If you suspect you have a sleep disorder, such as insomnia, it’s quite possible you’re correct and the best way to determine it for certain is to go to a sleep disorder clinic. I promise, they don’t shove probes up your arss.
I suspected my mother had a sleep disorder and I contacted a sleep disorder clinic myself ‘to gather more information’ (←took things into my own hands because the beast was becoming a monster). It made the world of difference in her life. She was diagnosed (upon only one overnight stay) with moderate, borderline severe, insomnia. In her case, Ambien was the miracle med that solved the beast-to-monster problems. She was a brand new person, a much more well-rested person, who was seizing a better life with both hands.
However, my mother also suffered from clinical depression/borderline manic and was also taking Prozac. There was no problem with mingling the meds, the problem was an ignorant person who talked her into cold-turkey quitting her meds. Their reasoning: ‘Why take all that crap? Pull yourself up by your bootstraps.’ This person was her own father, my own grandfather.

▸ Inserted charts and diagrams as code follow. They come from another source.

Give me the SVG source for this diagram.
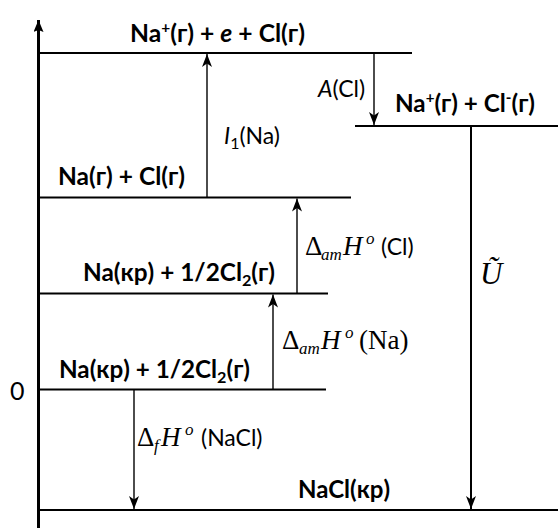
<svg xmlns="http://www.w3.org/2000/svg" width="558" height="528" viewBox="0 0 558 528">
<defs>
<style>
.lvl{stroke:#000;stroke-width:2.2;fill:none}
.axis{stroke:#000;stroke-width:3;fill:none}
.arr{stroke:#000;stroke-width:1.4;fill:none;marker-end:url(#ah)}
.lab{font-family:Lato,"Liberation Sans",sans-serif;font-weight:bold;font-size:24px;fill:#000}
.reg{font-family:Lato,"Liberation Sans",sans-serif;font-size:23px;fill:#000}
.tm{font-family:"Liberation Serif","Times New Roman",serif;font-size:27px;fill:#000}
.sn{font-family:Lato,"Liberation Sans",sans-serif;font-size:23px}
</style>
<marker id="ah" markerWidth="14" markerHeight="12" refX="13" refY="6" orient="auto" markerUnits="userSpaceOnUse">
<path d="M0,1 L13,6 L0,11 L3.5,6 z" fill="#000"/>
</marker>
<marker id="axh" markerWidth="10" markerHeight="14" refX="12" refY="5" orient="auto" markerUnits="userSpaceOnUse">
<path d="M0,0 L12,5 L0,10 L2,5 z" fill="#000"/>
</marker>
</defs>

<g id="axis">
<line class="axis" x1="38.5" y1="528" x2="38.5" y2="20" style="marker-end:url(#axh)"/>
<text class="reg" x="10" y="400" style="font-size:25px">0</text>
</g>

<g id="levels">
<g id="lvl-ion-e"><line class="lvl" x1="38" y1="53" x2="412" y2="53"/>
<text class="lab" x="130" y="42" textLength="175" lengthAdjust="spacingAndGlyphs">Na<tspan dy="-9" font-size="15">+</tspan><tspan dy="9">(г) + </tspan><tspan font-style="italic">e</tspan> + Cl(г)</text></g>
<g id="lvl-ions"><line class="lvl" x1="355" y1="126" x2="558" y2="126"/>
<text class="lab" x="395" y="112" textLength="140" lengthAdjust="spacingAndGlyphs">Na<tspan dy="-9" font-size="15">+</tspan><tspan dy="9">(г) + Cl</tspan><tspan dy="-9" font-size="15">-</tspan><tspan dy="9">(г)</tspan></text></g>
<g id="lvl-gas"><line class="lvl" x1="38" y1="197.5" x2="351" y2="197.5"/>
<text class="lab" x="58" y="185" textLength="127" lengthAdjust="spacingAndGlyphs">Na(г) + Cl(г)</text></g>
<g id="lvl-atomNa"><line class="lvl" x1="38" y1="293.5" x2="328" y2="293.5"/>
<text class="lab" x="83" y="281" textLength="192" lengthAdjust="spacingAndGlyphs">Na(кр) + 1/2Cl<tspan dy="5" font-size="16">2</tspan><tspan dy="-5">(г)</tspan></text></g>
<g id="lvl-zero"><line class="lvl" x1="38" y1="389.5" x2="326" y2="389.5"/>
<text class="lab" x="59" y="378" textLength="191" lengthAdjust="spacingAndGlyphs">Na(кр) + 1/2Cl<tspan dy="5" font-size="16">2</tspan><tspan dy="-5">(г)</tspan></text></g>
<g id="lvl-nacl"><line class="lvl" x1="38" y1="510" x2="558" y2="510"/>
<text class="lab" x="298" y="498" textLength="92" lengthAdjust="spacingAndGlyphs">NaCl(кр)</text></g>
</g>

<g id="connectors">
<line class="arr" x1="207" y1="197" x2="207" y2="54"/>
<line class="arr" x1="374" y1="53" x2="374" y2="125"/>
<line class="arr" x1="471" y1="126" x2="471" y2="509" style="stroke-width:2"/>
<line class="arr" x1="297" y1="293" x2="297" y2="198.5"/>
<line class="arr" x1="273" y1="389" x2="273" y2="294.5"/>
<line class="arr" x1="134" y1="390" x2="134" y2="509"/>
</g>

<g id="labels">
<text class="reg" x="224" y="144"><tspan font-style="italic">I</tspan><tspan dy="5" font-size="16">1</tspan><tspan dy="-5">(Na)</tspan></text>
<text class="reg" x="318" y="97"><tspan font-style="italic">A</tspan>(Cl)</text>
<text class="tm" y="255"><tspan x="305">Δ</tspan><tspan x="321" dy="5" font-size="17" font-style="italic">am</tspan><tspan x="343" dy="-5" font-style="italic">H</tspan><tspan x="366" dy="-11" font-size="17" font-style="italic">o</tspan><tspan x="381" dy="11" class="sn">(Cl)</tspan></text>
<text class="tm" y="349"><tspan x="282">Δ</tspan><tspan x="299" dy="5" font-size="17" font-style="italic">am</tspan><tspan x="321" dy="-5" font-style="italic">H</tspan><tspan x="345" dy="-11" font-size="17" font-style="italic">o</tspan><tspan x="359" dy="11">(Na)</tspan></text>
<text class="tm" y="446"><tspan x="137">Δ</tspan><tspan x="154" dy="5" font-size="17" font-style="italic">f</tspan><tspan x="161" dy="-5" font-style="italic">H</tspan><tspan x="185" dy="-11" font-size="17" font-style="italic">o</tspan><tspan x="201" dy="11" class="sn">(NaCl)</tspan></text>
<text class="tm" x="480" y="284" font-style="italic" style="font-size:31px">Ũ</text>
</g>
</svg>
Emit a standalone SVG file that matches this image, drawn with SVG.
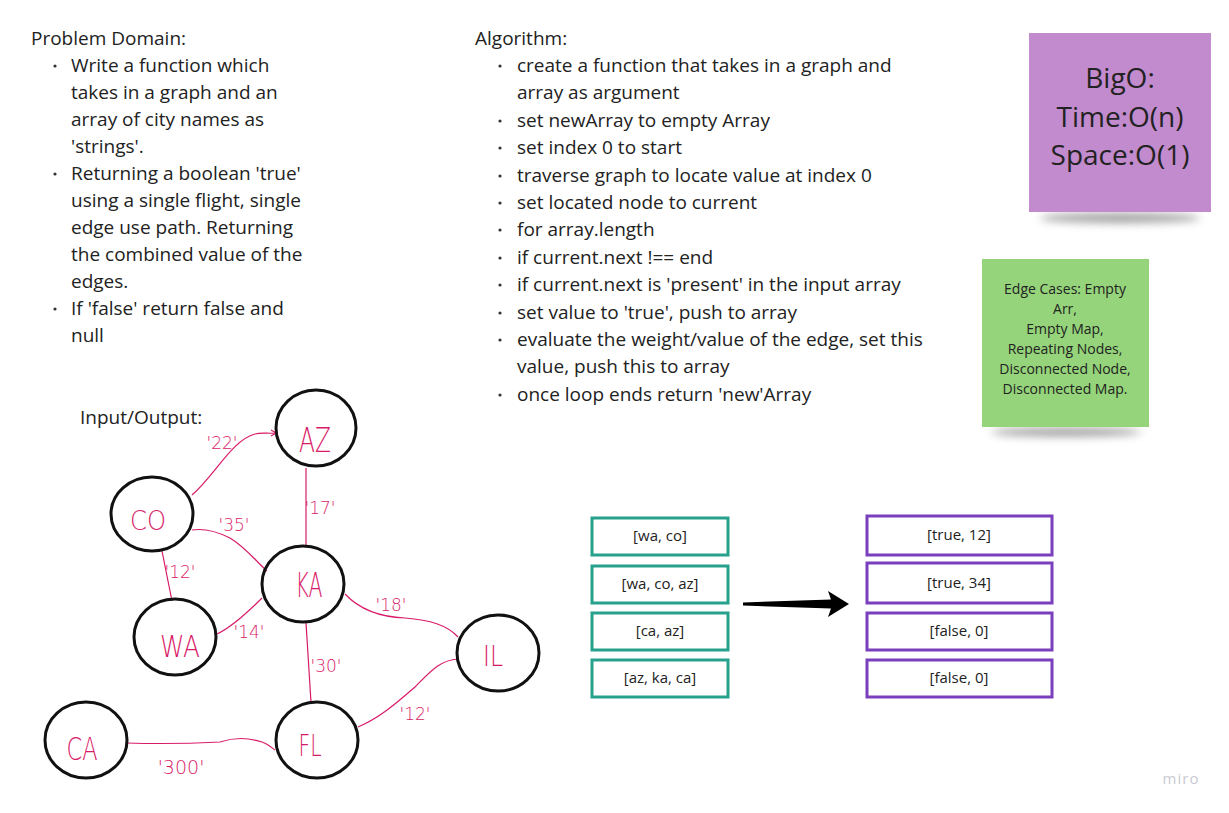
<svg xmlns="http://www.w3.org/2000/svg" width="1229" height="813" viewBox="0 0 1229 813">
<defs>
<filter id="blur" x="-20%" y="-200%" width="140%" height="500%"><feGaussianBlur stdDeviation="4"/></filter>
<style>
.t{font-family:"Open Sans","Liberation Sans",sans-serif;font-size:19px;fill:#222}
.bx{font-family:"Open Sans","Liberation Sans",sans-serif;font-size:15px;fill:#222;text-anchor:middle}
.node{fill:none;stroke:#111;stroke-width:3}
.hw{font-family:"DejaVu Sans","Liberation Sans",sans-serif;font-weight:200;fill:#d81b68;text-anchor:middle}
.el{font-family:"DejaVu Sans","Liberation Sans",sans-serif;font-weight:200;fill:#d81b68;font-size:17px;text-anchor:middle}
.edge{fill:none;stroke:#d81b68;stroke-width:1.2}
.tb{fill:#fff;stroke:#27a08c;stroke-width:3}
.pb{fill:#fff;stroke:#7a3fbd;stroke-width:3}
</style>
</defs>
<rect width="1229" height="813" fill="#fff"/>

<g id="problem-domain">
<text class="t" x="31" y="45">Problem Domain:</text>
<g fill="#333"><circle cx="55" cy="66" r="1.6"/><circle cx="55" cy="174" r="1.6"/><circle cx="55" cy="309" r="1.6"/></g>
<text class="t" x="71" y="72">Write a function which</text>
<text class="t" x="71" y="99">takes in a graph and an</text>
<text class="t" x="71" y="126">array of city names as</text>
<text class="t" x="71" y="153">'strings'.</text>
<text class="t" x="71" y="180">Returning a boolean 'true'</text>
<text class="t" x="71" y="207">using a single flight, single</text>
<text class="t" x="71" y="234">edge use path. Returning</text>
<text class="t" x="71" y="261">the combined value of the</text>
<text class="t" x="71" y="288">edges.</text>
<text class="t" x="71" y="315">If 'false' return false and</text>
<text class="t" x="71" y="342">null</text>
</g>

<g id="algorithm">
<text class="t" x="475" y="45">Algorithm:</text>
<g fill="#333">
<circle cx="500" cy="66" r="1.6"/><circle cx="500" cy="121" r="1.6"/><circle cx="500" cy="148" r="1.6"/><circle cx="500" cy="176" r="1.6"/><circle cx="500" cy="203" r="1.6"/><circle cx="500" cy="230" r="1.6"/><circle cx="500" cy="258" r="1.6"/><circle cx="500" cy="285" r="1.6"/><circle cx="500" cy="313" r="1.6"/><circle cx="500" cy="340" r="1.6"/><circle cx="500" cy="395" r="1.6"/>
</g>
<text class="t" x="517" y="72">create a function that takes in a graph and</text>
<text class="t" x="517" y="99">array as argument</text>
<text class="t" x="517" y="127">set newArray to empty Array</text>
<text class="t" x="517" y="154">set index 0 to start</text>
<text class="t" x="517" y="182">traverse graph to locate value at index 0</text>
<text class="t" x="517" y="209">set located node to current</text>
<text class="t" x="517" y="236">for array.length</text>
<text class="t" x="517" y="264">if current.next !== end</text>
<text class="t" x="517" y="291">if current.next is 'present' in the input array</text>
<text class="t" x="517" y="319">set value to 'true', push to array</text>
<text class="t" x="517" y="346">evaluate the weight/value of the edge, set this</text>
<text class="t" x="517" y="373">value, push this to array</text>
<text class="t" x="517" y="401">once loop ends return 'new'Array</text>
</g>

<g id="bigo-sticky">
<ellipse cx="1120" cy="218" rx="80" ry="5" fill="#555" opacity="0.55" filter="url(#blur)"/>
<rect x="1029" y="33" width="182" height="179" fill="#c28bcd"/>
<g font-family="'Open Sans','Liberation Sans',sans-serif" font-size="28" fill="#222" text-anchor="middle">
<text x="1120" y="88">BigO:</text>
<text x="1120" y="127">Time:O(n)</text>
<text x="1120" y="165">Space:O(1)</text>
</g>
</g>

<g id="edge-cases-sticky">
<ellipse cx="1066" cy="432" rx="75" ry="4.5" fill="#555" opacity="0.55" filter="url(#blur)"/>
<rect x="982" y="259" width="167" height="168" fill="#95d47a"/>
<g font-family="'Open Sans','Liberation Sans',sans-serif" font-size="14" fill="#222" text-anchor="middle">
<text x="1065" y="294">Edge Cases: Empty</text>
<text x="1065" y="314">Arr,</text>
<text x="1065" y="334">Empty Map,</text>
<text x="1065" y="354">Repeating Nodes,</text>
<text x="1065" y="374">Disconnected Node,</text>
<text x="1065" y="394">Disconnected Map.</text>
</g>
</g>

<g id="input-output-label">
<text class="t" x="80" y="424">Input/Output:</text>
</g>

<g id="connectors">
<path class="edge" d="M192,495 C215,475 232,440 255,434 C262,432 268,434 276,433"/>
<path class="edge" d="M271,430 L276,433 L271,436"/>
<path class="edge" d="M306,468 L306,546"/>
<path class="edge" d="M192,530 C205,528 218,532 230,538 C245,547 255,560 267,571"/>
<path class="edge" d="M162,551 L172,601"/>
<path class="edge" d="M217,634 C230,628 245,615 262,598"/>
<path class="edge" d="M345,594 C360,610 380,617 405,618 C430,620 447,625 458,637"/>
<path class="edge" d="M306,623 L311,702"/>
<path class="edge" d="M358,727 C380,718 400,700 415,687 C430,672 440,660 458,659"/>
<path class="edge" d="M127,743 C160,744 200,743 220,742 C235,737 250,738 262,742 C268,744 272,748 275,750"/>
<g class="el">
<text x="222" y="449">'22'</text>
<text x="320" y="514">'17'</text>
<text x="234" y="531">'35'</text>
<text x="180" y="578">'12'</text>
<text x="249" y="638">'14'</text>
<text x="391" y="611">'18'</text>
<text x="326" y="672">'30'</text>
<text x="415" y="720">'12'</text>
<text x="181" y="774" font-size="19">'300'</text>
</g>
</g>

<g id="node-AZ"><ellipse class="node" cx="316" cy="428" rx="40" ry="38"/><text class="hw" x="315" y="452" font-size="34" textLength="32" lengthAdjust="spacingAndGlyphs">AZ</text></g>
<g id="node-CO"><ellipse class="node" cx="152" cy="514" rx="41" ry="37"/><text class="hw" x="148" y="530" font-size="26" textLength="36" lengthAdjust="spacingAndGlyphs">CO</text></g>
<g id="node-KA"><ellipse class="node" cx="303" cy="584" rx="41" ry="38"/><text class="hw" x="309" y="597" font-size="34" textLength="27" lengthAdjust="spacingAndGlyphs">KA</text></g>
<g id="node-WA"><ellipse class="node" cx="175" cy="637" rx="41" ry="38"/><text class="hw" x="180" y="657" font-size="30" textLength="40" lengthAdjust="spacingAndGlyphs">WA</text></g>
<g id="node-IL"><ellipse class="node" cx="498" cy="653" rx="41" ry="38"/><text class="hw" x="493" y="666" font-size="28" textLength="20" lengthAdjust="spacingAndGlyphs">IL</text></g>
<g id="node-CA"><ellipse class="node" cx="86" cy="740" rx="41" ry="38"/><text class="hw" x="82" y="760" font-size="32" textLength="31" lengthAdjust="spacingAndGlyphs">CA</text></g>
<g id="node-FL"><ellipse class="node" cx="317" cy="740" rx="41" ry="38"/><text class="hw" x="310" y="756" font-size="30" textLength="23" lengthAdjust="spacingAndGlyphs">FL</text></g>

<g id="inputs">
<rect class="tb" x="592" y="518" width="136" height="37"/><text class="bx" x="660" y="541">[wa, co]</text>
<rect class="tb" x="592" y="566" width="136" height="37"/><text class="bx" x="660" y="589">[wa, co, az]</text>
<rect class="tb" x="592" y="613" width="136" height="37"/><text class="bx" x="660" y="636">[ca, az]</text>
<rect class="tb" x="592" y="660" width="136" height="37"/><text class="bx" x="660" y="683">[az, ka, ca]</text>
</g>

<g id="transform-arrow">
<path d="M743,602.5 L831,599.5 L828,591 L849,604 L828,617 L831,608.5 L743,605.5 Z" fill="#000"/>
</g>

<g id="outputs">
<rect class="pb" x="867" y="516" width="185" height="39"/><text class="bx" x="959" y="540">[true, 12]</text>
<rect class="pb" x="867" y="563" width="185" height="40"/><text class="bx" x="959" y="588">[true, 34]</text>
<rect class="pb" x="867" y="613" width="185" height="37"/><text class="bx" x="959" y="636">[false, 0]</text>
<rect class="pb" x="867" y="660" width="185" height="37"/><text class="bx" x="959" y="683">[false, 0]</text>
</g>

<text x="1181" y="784" font-family="'Open Sans','Liberation Sans',sans-serif" font-size="15" fill="#c9c9d2" text-anchor="middle" letter-spacing="1">miro</text>
</svg>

This ignorant conversation between them was unbeknownst to me because she hid it well under the guise of, ‘It must be the flu, or something I ate,’ when I questioned why she was so ill one evening, as she was unable to keep from vomiting. I found her the next day, dead, and it was the most terrible thing to have happened to her, or to me. Though it’s recommended that you don’t suddenly stop taking Prozac, it was the Ambien that she shouldn’t have quit taking without the gradual-reduction protocol.
She had the rest of her life ahead of her, and because she was so impressionable—so easily influenced, which was always her hardship in life: listening to the wrong people—she died, and her death was caused by the negligent ignorance of the very man who gave her life. But for a brief moment, life was normal for her… and it was great. And I miss her more than I could ever capture properly in a black-and-white written way. What I wouldn't give or sacrifice to have her back...
Final thoughts: Get diagnosed, (and hopefully) have a well-slept good life, do your own research on your meds because this is your life and the last thing you want is to take risks with it… and you never know who else will suffer if you’re not around.